— START DATA LINES —

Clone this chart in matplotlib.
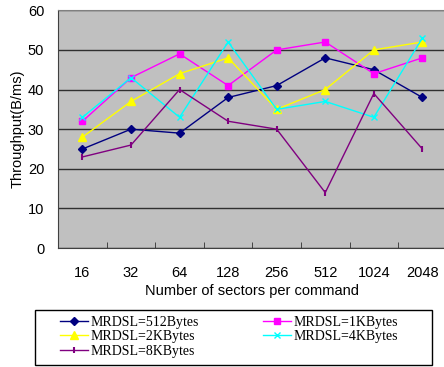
import matplotlib
matplotlib.use("Agg")
import matplotlib.pyplot as plt
from matplotlib.patches import Rectangle
from matplotlib.ticker import FixedLocator

sectors = ["16", "32", "64", "128", "256", "512", "1024", "2048"]
mrdsl_512 = [25, 30, 29, 38, 41, 48, 45, 38]
mrdsl_1k = [32, 43, 49, 41, 50, 52, 44, 48]
mrdsl_2k = [28, 37, 44, 48, 35, 40, 50, 52]
mrdsl_4k = [33, 43, 33, 52, 35, 37, 33, 53]
mrdsl_8k = [23, 26, 40, 32, 30, 14, 39, 25]

plt.rcParams['font.family'] = ['Liberation Sans', 'DejaVu Sans']

fig = plt.figure(figsize=(4.44, 3.67), dpi=100)
ax = fig.add_axes([0.131, 0.324, 0.875, 0.648])
ax.set_facecolor('#c0c0c0')

x = [i + 0.5 for i in range(len(sectors))]
h1, = ax.plot(x, mrdsl_512, color='#000080', marker='D', ms=4, lw=1, label='MRDSL=512Bytes')
h2, = ax.plot(x, mrdsl_1k, color='#ff00ff', marker='s', ms=5, lw=1, label='MRDSL=1KBytes')
h3, = ax.plot(x, mrdsl_2k, color='#ffff00', marker='^', ms=5.5, lw=1, label='MRDSL=2KBytes')
h4, = ax.plot(x, mrdsl_4k, color='#00ffff', marker='x', ms=4, lw=1, label='MRDSL=4KBytes')
h5, = ax.plot(x, mrdsl_8k, color='#800080', marker='|', ms=5, mew=1.5, lw=1, label='MRDSL=8KBytes')

ax.set_xlim(0, len(sectors))
ax.set_ylim(0, 60)
ax.set_yticks(range(0, 61, 10))
ax.yaxis.grid(True, color='#303030', lw=1)
ax.set_axisbelow(True)
ax.set_xticks(x)
ax.set_xticklabels(sectors)
ax.xaxis.set_minor_locator(FixedLocator(range(1, len(sectors))))
ax.tick_params(axis='x', which='major', length=0, pad=13, labelsize=10.5)
ax.tick_params(axis='x', which='minor', length=4, direction='in', color='#303030')
ax.tick_params(axis='y', length=0, pad=10, labelsize=10.5)
for s in ['left', 'bottom']:
    ax.spines[s].set_color('#404040')
for s in ['top', 'right']:
    ax.spines[s].set_color('#808080')

ax.set_ylabel("Throughput(B/ms)", fontsize=10.5, labelpad=2)
ax.set_xlabel("Number of sectors per command", fontsize=10.5, labelpad=3)

# legend box drawn separately, entries placed inside it
fig.patches.append(Rectangle((0.079, 0.006), 0.894, 0.15, transform=fig.transFigure,
                             fill=False, edgecolor='black', lw=1))
leg = fig.legend([h1, h3, h5, h2, h4],
                 [h.get_label() for h in [h1, h3, h5, h2, h4]],
                 ncol=2, loc='upper left', bbox_to_anchor=(0.135, 0.14),
                 frameon=False, borderaxespad=0, borderpad=0,
                 prop={'family': 'Liberation Serif', 'size': 10},
                 handlelength=2.0, labelspacing=0.12, handletextpad=0.2,
                 columnspacing=4.6)

fig.savefig("out.png", dpi=100)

— END DATA LINES —

• **GOAL OF THE EXERCISE**: Leave out the pictures and repeat exactly the lines from the start of the material through the line that contains "from matplotlib.ticker import FixedLocator", both included.

• **SOLUTION TO THIS TASK**:
Clone this chart in matplotlib.
import matplotlib
matplotlib.use("Agg")
import matplotlib.pyplot as plt
from matplotlib.patches import Rectangle
from matplotlib.ticker import FixedLocator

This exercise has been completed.